The court found that the sale was made to the partnership through the defendant Sullivan, a member of the firm; that *417it was agreed that, in the event the lumber was not transferred to Dawson on or before November 1, 1901, then payment for it should be made on July 1, 1902; that it was not transferred to Dawson for the reason before stated, and that the warehouse erected at St. Michaels by the use of the matei’ial was for the partnership, and to enable defendants to house and store such freight as might come into their possession at St. Michaels consigned to points up the Yukon river, and which should come into their possession after the closing of navigation by the ice. We think the findings are justified by the evidence.

It is contended that the authority of Sullivan to bind the firm was not shown, in that it appeared that the partnership existed for a transportation business only, and that he was therefore not authorized to purchase lumber or other material for trading purposes. There was, however, no evidence to the effect that the purchase was made for trading purposes, and it was certainly within the scope of the partnership business to purchase lumber for some purposes. The partnership operated three steamers upon the Yukon river and handled a large amount of freight. The use of lumber for the construction of warehouses at terminal points or en route, for the housing of freight, or its use in the construction of barges, scows, or small boats, or in repairing the steamers, was certainly within the scope of the business of such a partnership, and this material was in fact used to construct a warehouse at a terminal point. Sullivan was at St. Michaels looking after the business of the partnership, and considering the nature and scope of the business as above stated he, as a partner, was a principal and had actual authority to purchase the lumber. He also had apparent authority to bind his partners. So far as third persons who deal with a partner without notice are concerned, the copartners are bound if the transaction be such as the public may reasonably conclude is directly and necessarily embraced within the partnership busi*418ness as being incident or appropriate to such business according to the course and usage of conducting it. Heirn v. M’Caughan, 32 Miss. 17, 66 Am.
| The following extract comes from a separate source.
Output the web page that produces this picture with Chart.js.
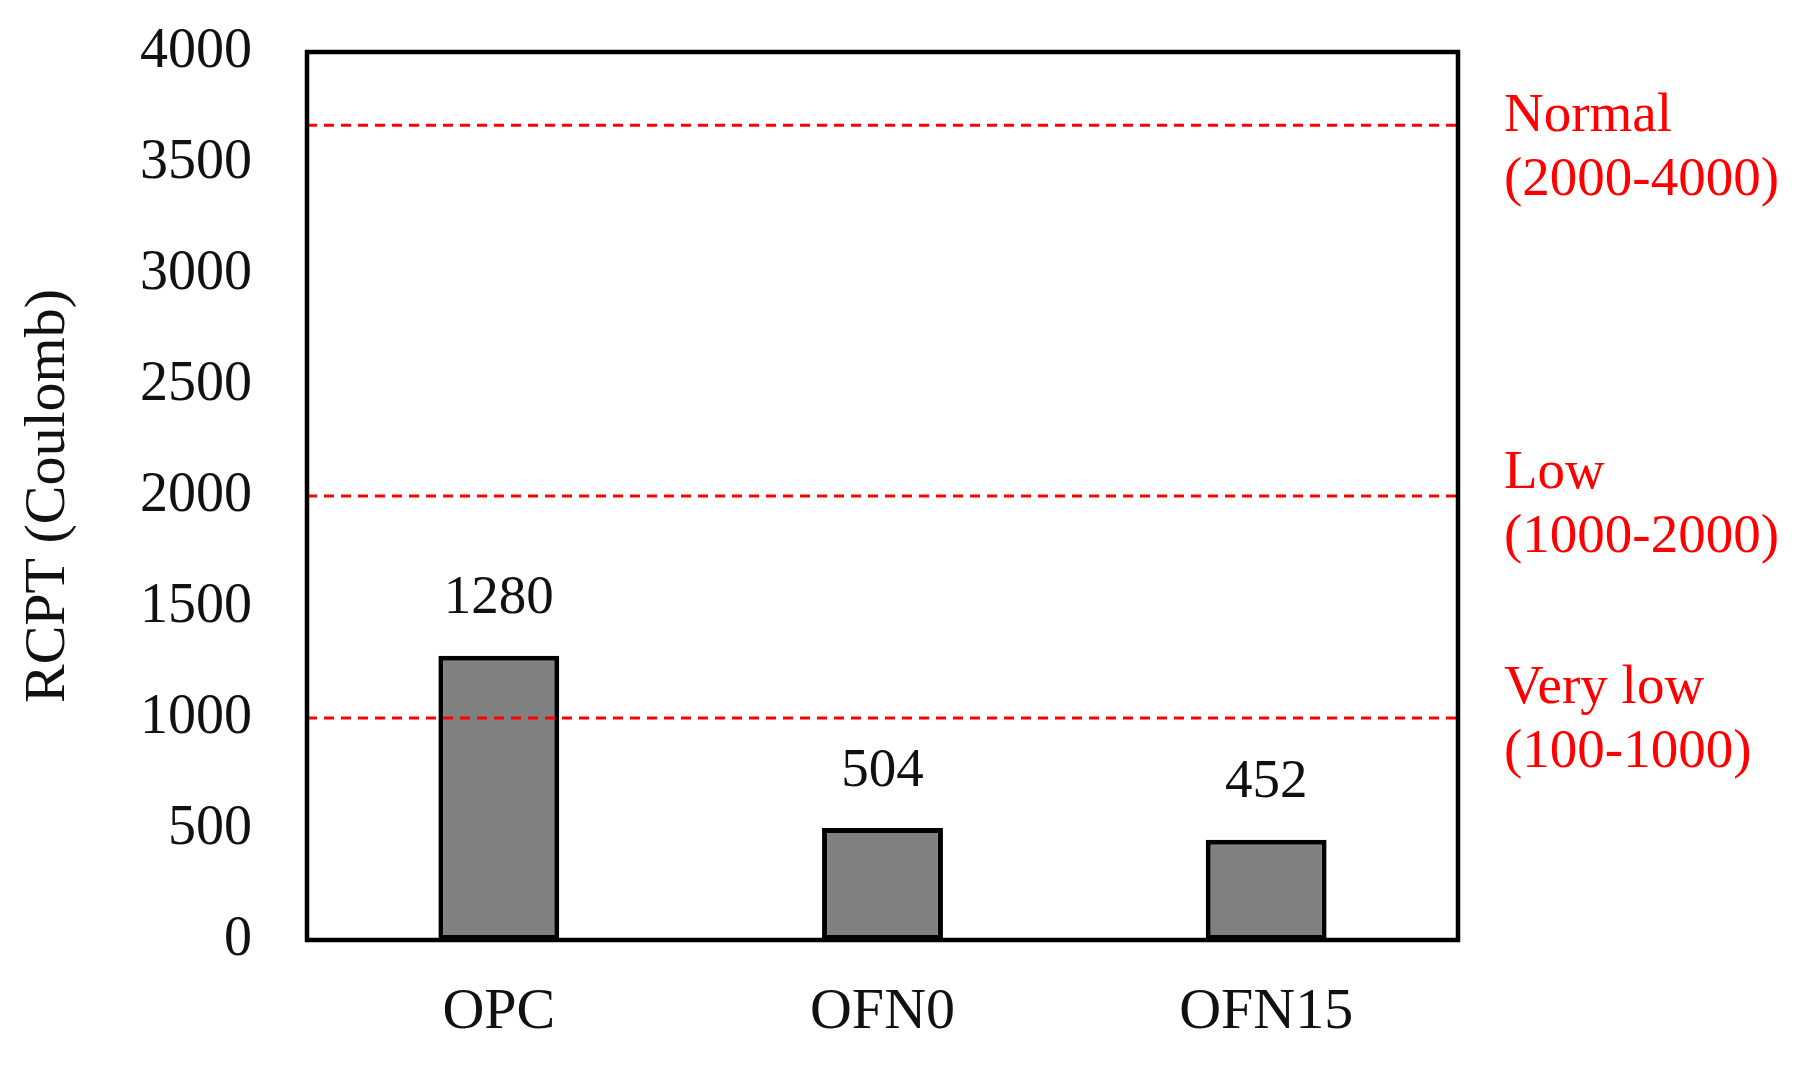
<!DOCTYPE html>
<html>
<head>
<meta charset="utf-8">
<script src="https://cdn.jsdelivr.net/npm/chart.js@4/dist/chart.umd.min.js"></script>
<style>
  html, body { margin: 0; padding: 0; background: #fff; }
  #wrap { width: 1815px; height: 1071px; }
</style>
</head>
<body>
<div id="wrap"><canvas id="rcpt"></canvas></div>
<script>
const categories = ["OPC", "OFN0", "OFN15"];
const rcptValues = [1280, 504, 452];
const yMax = 4000;
const yStep = 500;

// class limit lines (dashed red) and their right-hand labels
const limitLines = [3670, 2000, 1000];
const classNames = ["Normal", "Low", "Very low"];
const classRanges = ["(2000-4000)", "(1000-2000)", "(100-1000)"];
const classLabelAt = [3580, 1970, 1000];

const serif = "'Liberation Serif', 'Times New Roman', serif";

const overlay = {
  id: "overlay",
  afterDatasetsDraw(chart) {
    const { ctx, chartArea: a, scales } = chart;
    const y = scales.y, x = scales.x;
    ctx.save();

    // dashed limit lines
    ctx.strokeStyle = "#ff0000";
    ctx.lineWidth = 3;
    ctx.setLineDash([10, 7]);
    limitLines.forEach(v => {
      const py = y.getPixelForValue(v);
      ctx.beginPath();
      ctx.moveTo(a.left, py);
      ctx.lineTo(a.right, py);
      ctx.stroke();
    });
    ctx.setLineDash([]);

    // red class labels
    ctx.fillStyle = "#ff0000";
    ctx.font = "55px " + serif;
    ctx.textAlign = "left";
    ctx.textBaseline = "middle";
    classNames.forEach((name, i) => {
      const py = y.getPixelForValue(classLabelAt[i]);
      ctx.fillText(name, a.right + 46, py - 29);
      ctx.fillText(classRanges[i], a.right + 46, py + 35);
    });

    // value labels above bars
    ctx.fillStyle = "#111";
    ctx.font = "55px " + serif;
    ctx.textAlign = "center";
    rcptValues.forEach((v, i) => {
      ctx.fillText(String(v), x.getPixelForValue(i), y.getPixelForValue(v) - 57);
    });

    // plot frame
    ctx.strokeStyle = "#000";
    ctx.lineWidth = 4.5;
    ctx.strokeRect(a.left, a.top, a.right - a.left, a.bottom - a.top);
    ctx.restore();
  }
};

new Chart(document.getElementById("rcpt"), {
  type: "bar",
  data: {
    labels: categories,
    datasets: [{
      data: rcptValues,
      backgroundColor: "#808080",
      borderColor: "#000",
      borderWidth: 5,
      borderSkipped: false,
      categoryPercentage: 1,
      barPercentage: 0.315
    }]
  },
  options: {
    responsive: true,
    maintainAspectRatio: false,
    animation: false,
    layout: { padding: { left: 0, top: 52, right: 357, bottom: 0 } },
    plugins: { legend: { display: false }, tooltip: { enabled: false } },
    scales: {
      x: {
        grid: { display: false, drawTicks: false },
        border: { display: false },
        ticks: { color: "#111", font: { family: serif, size: 58 }, padding: 38 },
        afterFit(s) { s.height = 131; s.paddingLeft = 0; s.paddingRight = 0; }
      },
      y: {
        min: 0,
        max: yMax,
        grid: { display: false, drawTicks: false },
        border: { display: false },
        ticks: {
          stepSize: yStep,
          color: "#111",
          font: { family: serif, size: 56 },
          padding: 55,
          callback: v => String(v)
        },
        title: {
          display: true,
          text: "RCPT (Coulomb)",
          color: "#111",
          font: { family: serif, size: 58 },
          padding: { top: 14, bottom: 0 }
        },
        afterFit(s) { s.width = 307; s.paddingTop = 0; s.paddingBottom = 0; }
      }
    }
  },
  plugins: [overlay]
});
</script>
</body>
</html>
Dec. 588; Pahlman v. Taylor, 75 Ill. 629; Todd v. Jackson, 75 Ind. 272; Seaman v. Ascherman, 57 Wis. 547, 15 N. W. 788; 22 Am. & Eng. Ency. Law (2d ed.), 141, 142.

In the case of Alley v. Bowen-Merrill Co., 76 Ark. 4, 88 S. W. 838, 113 Am. St. 73, it was held that a partner in a nontrading partnership may effectually bind his partners by an act apparently within the scope of the partnership. Whether the act of a partner is within the scope of his authority is a question of fact to be determined by the court or jury trying the facts. Dowling v. Exchange Bank of Boston, 145 U. S. 512, 12 Sup. Ct. 928, 36 L. Ed. 795. The fact in this regard having been determined by the trial court against the partnership, and the evidence in the record being, as we believe, sufficient to sustain the finding, we shall not disturb it.

It is insisted that the court erred in admitting in evidence the declaration of Sullivan to the effect that he would use, and did use, the lumber to build the warehouse. It is true the authority of an agent is not established by proof of his own declarations, but in this case the fact of the partnership and the general nature of its business were admitted, and the declarations of the partner that he did a specific act which act was clearly within the actual or apparent scope of the partnership business, was not a declaration as to his authority as an agent, but was the mere statement or admission of a fact concerning partnership transactions. As such the testimony was admissible against all the partners. 22 Am. & Eng. Ency. Law (2d ed.), 140; Griswold v. Haven, 25 N. Y. 595, 82 Am. Dec. 380; Coleman v. Pearce, 26 Minn. 123, 1 N. W. 846.

Some contention is made that appellant was surprised by respondent’s evidence tending to show the necessity for build*419ing the warehouse, and that the court erred in not granting the continuance at the trial for that reason. We think the point is not well taken. The trial was had in June, 1906, and appellant introduced in evidence the affidavit of Davis, one of the partners, which was, by consent, used as a deposition. The affidavit was subscribed in March, nearly three months before the trial, and it denied that the lumber was used to erect a warehouse by authority of the partnership. It is therefore manifest that appellant anticipated that the question of the necessity for the warehouse would arise at the trial, and he was not in position to claim such surprise upon that subject as justified a continuance.

The judgment is affirmed.

Fullerton, Rudkin, Crow, Mount, and Dunbar, JJ., concur.